Indian Prime Minister Narendra Modi on Tuesday urged world leaders to avoid promoting any measures that restrict the energy supply in the global market.
Speaking at the G-20 summit in Bali, the leader of the world’s third-largest oil consumer expressed serious concerns over the ruined global supply chain, triggered by the Ukrainian crisis and the COVID pandemic.
India, the world’s fifth-largest economy, imports 85 percent of its oil needs from the global market.
“We must not promote any restrictions on the supply of energy, and stability in the energy market should be ensured,” he said.

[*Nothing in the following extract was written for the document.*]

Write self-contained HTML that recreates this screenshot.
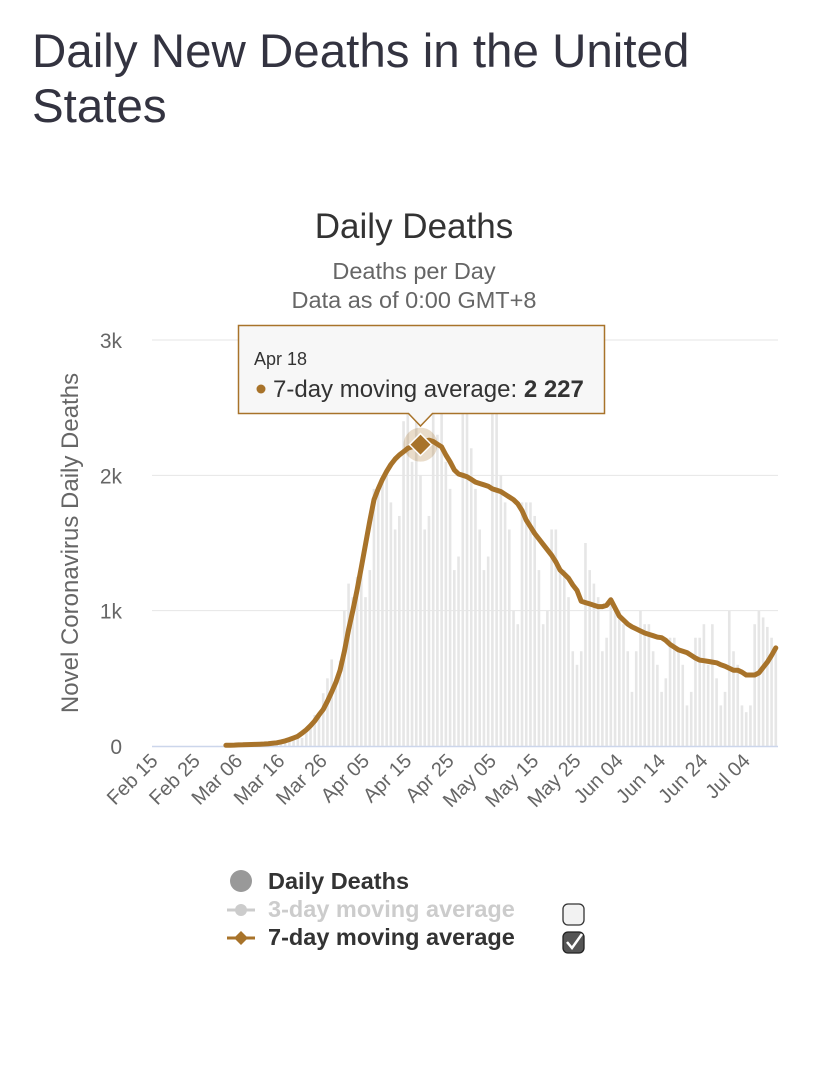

New Delhi has not only sustained Western pressure on Russian oil purchases but eventually increased the import of “discounted” oil to cushion nearly 1.4 billion people from inflationary pressure.
The G7 bloc of the world’s richest nations, plus Australia, announced a plan to limit the international price of Russian crude through a price cap in September in a bid to “deprive” Moscow of its oil revenues in the wake of the special military operation in Ukraine.
The proposed cap is scheduled to kick in on December 5. Meanwhile, Moscow said it will not supply oil to those who decide to follow the price-capping mechanism.
The Indian Prime Minister also raised the issue of fertilizer shortages, saying the disruption may lead the world into a severe food crisis.
“The current shortage of fertilizers in terms of food security is also a huge crisis. Today’s fertilizer shortage is tomorrow’s food crisis, for which the world will not have a solution,” the prime minister underlined.
Russia has significantly increased exports of fertilizers, among other commodities, to India to assist the agriculture sector, which provides a livelihood for nearly half of the 1.3 billion-plus population.
In September, Russian President Vladimir Putin noted that fertilizer supplies to India have risen more than eight-fold in the current financial year.
In May, New Delhi finalized a barter agreement with Moscow to obtain fertilizer. New Delhi is likely to strike a long-term deal with Russia’s Uralkali for the supply of one million metric tons of potash fertilizer.